State Roundup

 Albion

Albion College to celebrate scope’s 130th birthday
ALBION, Mich. (AP) — Albion College hosted a celebration of one of its observatories that afforded attendees, including some in costumes, to peer through a 130-year-old telescope.
Students, faculty and the public got the opportunity Friday night to climb a staircase to the top of the southern Michigan school’s observatory building and peer at the moon through the refracting telescope, the Battle Creek Enquirer reported.
Physics professor Nicolle Zellner said the observatory and telescope were built in 1883 and 1884, making this academic year the 130th anniversary. Zellner said they were built at a time when schools were eager to show off their dedication to math and science.
“A lot of the students who used the telescope at that time went on to become pretty famous astronomers,” Zellner said, “including Forest Ray Moulten, class of 1894, who worked with Thomas Chamberlin to develop theories of solar system formation.”
On Friday, some attendees came in steampunk attire, a cross between Victorian-era fashion sense and science fiction. Steampunk enthusiasts from Lansing and Detroit attended, and members of an Albion class on subcultures were among those in steampunk dress.
The telescope has an 8-inch lens atop at a 10-foot tube. The observatory, which is one of a few in the U.S. still intact from that period, was awarded a Michigan Historical Marker in 1985.
 
Detroit
Environmental emergency notice updates coming 
DETROIT (AP) — Updates by Michigan to an environmental emergency communication system could improve the response to problems in waterways including those along the U.S.-Canadian border, officials said.
Environmental accident information is sent through Michigan’s Pollution Emergency Alerting System. For years, The Detroit News reported, emergency calls have been handled by a call center staffed by private contractors.
In some previous cases, the call-takers were unfamiliar with technical terms used to describe environmental accidents and calls consequently were often prioritized poorly or handled more slowly than was warranted, said Bruce Van Otteren, administrator of Michigan’s alerting system.
In the coming months, a team of trained Michigan Department of Environmental Quality staffers is to begin handling those calls internally. An automatic “smart messaging” system then will forward information to emergency and government officials.
On the Canadian side, officials aren’t currently planning changes.
“I think it’s fair to say we are confident in our role in the notification protocol,” said Kate Jordan, an Ontario Ministry of the Environment spokeswoman. 

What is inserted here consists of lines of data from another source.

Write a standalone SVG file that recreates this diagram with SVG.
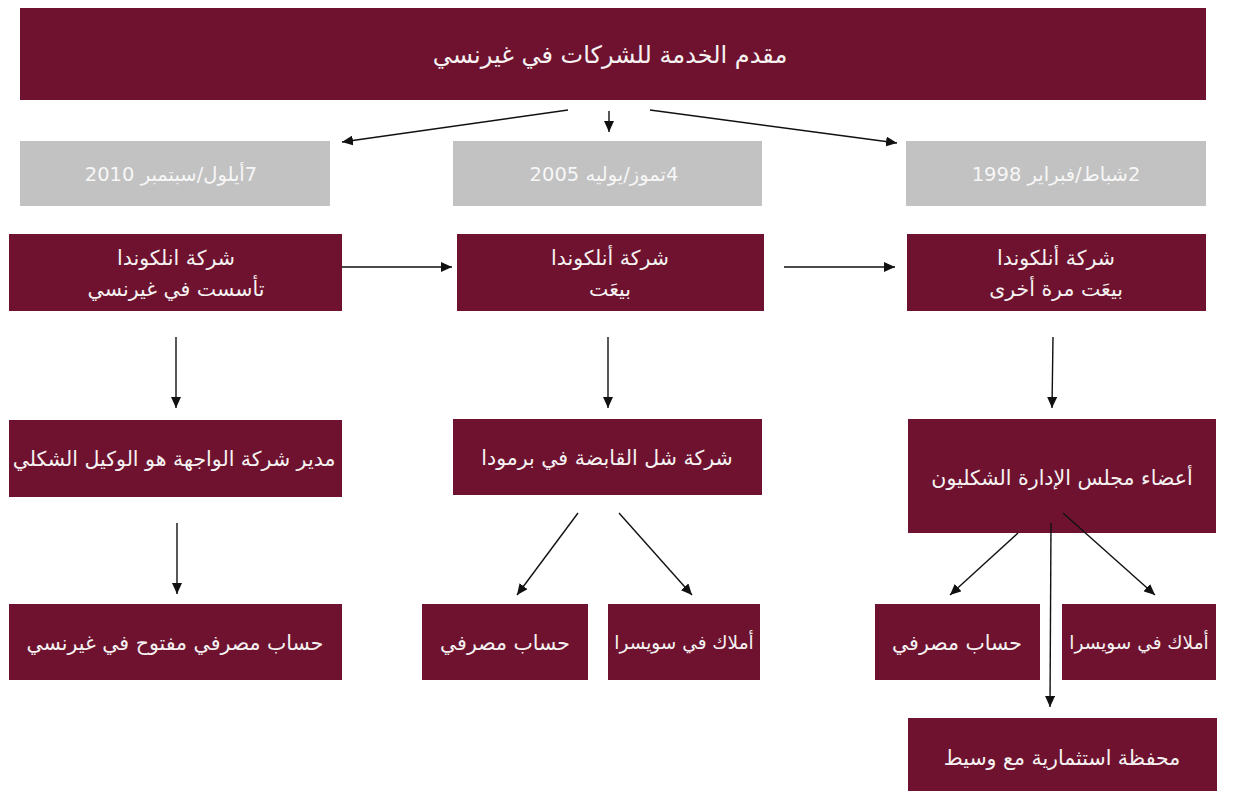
<svg xmlns="http://www.w3.org/2000/svg" width="1234" height="791" viewBox="0 0 1234 791">
<style>
.m{fill:#6e1230}
.g{fill:#c2c2c2}
.t{font-family:"DejaVu Sans",sans-serif;font-size:20.5px;fill:#f6f2f2;text-anchor:middle;direction:rtl}
.h{font-size:24px}
.s{font-size:18.5px}
.gt{fill:#f7f7f7;font-size:19.5px}
.c{stroke:#111;stroke-width:1.4;fill:none;marker-end:url(#ah)}
</style>
<defs>
<marker id="ah" markerUnits="userSpaceOnUse" markerWidth="12" markerHeight="10" refX="11" refY="5" orient="auto">
<path d="M0,0 L11,5 L0,10 Z" fill="#111"/>
</marker>
</defs>
<rect width="1234" height="791" fill="#fff"/>
<g id="header"><rect class="m" x="20" y="8" width="1186" height="92"/><text class="t h" x="610" y="63">مقدم الخدمة للشركات في غيرنسي</text></g>
<g id="date2010"><rect class="g" x="20" y="141" width="310" height="65"/><text class="t gt" x="171" y="181">7أيلول/سبتمبر 2010</text></g>
<g id="date2005"><rect class="g" x="453" y="141" width="309" height="65"/><text class="t gt" x="604" y="181">4تموز/يوليه 2005</text></g>
<g id="date1998"><rect class="g" x="906" y="141" width="300" height="65"/><text class="t gt" x="1056" y="181">2شباط/فبراير 1998</text></g>
<g id="founded"><rect class="m" x="9" y="234" width="333" height="77"/><text class="t" x="176" y="265">شركة انلكوندا</text><text class="t" x="176" y="296">تأسست في غيرنسي</text></g>
<g id="sold"><rect class="m" x="457" y="234" width="307" height="77"/><text class="t" x="610" y="265">شركة أنلكوندا</text><text class="t" x="610" y="296">بيعَت</text></g>
<g id="resold"><rect class="m" x="907" y="234" width="299" height="77"/><text class="t" x="1056" y="265">شركة أنلكوندا</text><text class="t" x="1056" y="296">بيعَت مرة أخرى</text></g>
<g id="director"><rect class="m" x="9" y="420" width="333" height="77"/><text class="t" x="174" y="466">مدير شركة الواجهة هو الوكيل الشكلي</text></g>
<g id="shell"><rect class="m" x="453" y="419" width="309" height="76"/><text class="t" x="607" y="465">شركة شل القابضة في برمودا</text></g>
<g id="board"><rect class="m" x="908" y="419" width="308" height="114"/><text class="t" x="1062" y="485">أعضاء مجلس الإدارة الشكليون</text></g>
<g id="bankG"><rect class="m" x="9" y="604" width="333" height="76"/><text class="t" x="175" y="650">حساب مصرفي مفتوح في غيرنسي</text></g>
<g id="bankM"><rect class="m" x="422" y="604" width="166" height="76"/><text class="t" x="505" y="650">حساب مصرفي</text></g>
<g id="propM"><rect class="m" x="608" y="604" width="152" height="76"/><text class="t s" x="684" y="649">أملاك في سويسرا</text></g>
<g id="bankR"><rect class="m" x="875" y="604" width="165" height="76"/><text class="t" x="957" y="650">حساب مصرفي</text></g>
<g id="propR"><rect class="m" x="1062" y="604" width="154" height="76"/><text class="t s" x="1139" y="649">أملاك في سويسرا</text></g>
<g id="portfolio"><rect class="m" x="908" y="718" width="309" height="73"/><text class="t" x="1062" y="765">محفظة استثمارية مع وسيط</text></g>
<g id="connectors">
<line class="c" x1="568" y1="110" x2="342" y2="142"/>
<line class="c" x1="609" y1="111" x2="609" y2="132"/>
<line class="c" x1="650" y1="110" x2="897" y2="143"/>
<line class="c" x1="342" y1="267" x2="452" y2="267"/>
<line class="c" x1="784" y1="267" x2="895" y2="267"/>
<line class="c" x1="176" y1="337" x2="176" y2="408"/>
<line class="c" x1="608" y1="337" x2="608" y2="408"/>
<line class="c" x1="1053" y1="337" x2="1052" y2="408"/>
<line class="c" x1="177" y1="523" x2="177" y2="594"/>
<line class="c" x1="578" y1="513" x2="517" y2="595"/>
<line class="c" x1="619" y1="513" x2="692" y2="595"/>
<line class="c" x1="1018" y1="533" x2="950" y2="595"/>
<line class="c" x1="1051" y1="523" x2="1050" y2="707"/>
<line class="c" x1="1063" y1="513" x2="1155" y2="595"/>
</g>
</svg>
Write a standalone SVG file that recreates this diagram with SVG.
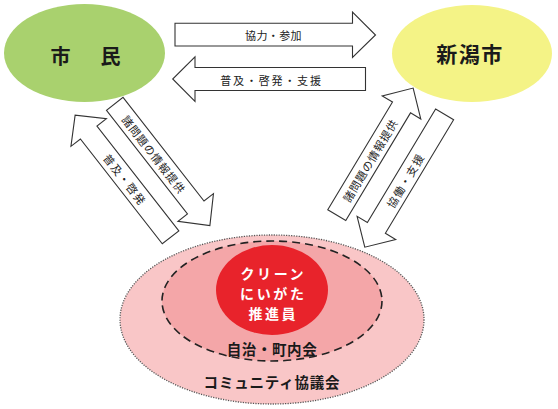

The system is expected to have an effect in part along the St. Clair River and southern Lake Huron. That area contains several intake pipes that provide drinking water in the U.S. and Canada, and accidents over the past 15 months revived concerns about the safety of water supplies.
Last year, a dredge sinking in U.S. waters north of Port Huron leaked diesel fuel and another loading cargo in Sarnia, Ontario, leaked ethyl benzene into the St. Clair River. A rupture nearly five weeks ago in an underground pipe in Sarnia released diesel fuel into the St. Clair River.
The river is on a U.S. Environmental Protection Agency list for locations that have experienced “environmental degradation.” Spills and accidents as well as and sewage overflows contribute to the situation, as do shipping traffic and development.
 
Ann Arbor
Ford, University of Michigan open new battery lab 
ANN ARBOR, Mich. (AP) — Ford Motor Co. and the University of Michigan are opening a new battery research and manufacturing lab that they hope will speed the development of batteries for electric and hybrid cars.
The center, on the university’s campus in Ann Arbor, will bring together battery makers, car companies and researchers who will test new batteries for prototype vehicles.
Ted Miller, who manages battery research at Ford, said the lab will be unique in the U.S. He said that labs currently testing new battery chemistries can’t produce them in the amounts or formats needed for automotive research. And battery companies aren’t always sure that what they’re developing could be useful to the automotive industry.
Ford and other automakers all have labs where they test batteries for durability and quality, Miller said. But that’s happening very late in the battery development process. The new lab could ensure that automakers’ input is heard earlier.
Electric cars have been slow sellers, making up less than 1 percent of U.S. auto sales last year. Gas-electric hybrids and plug-in hybrids — which can go further on electricity — sell in larger numbers, but still make up just 3 percent of sales.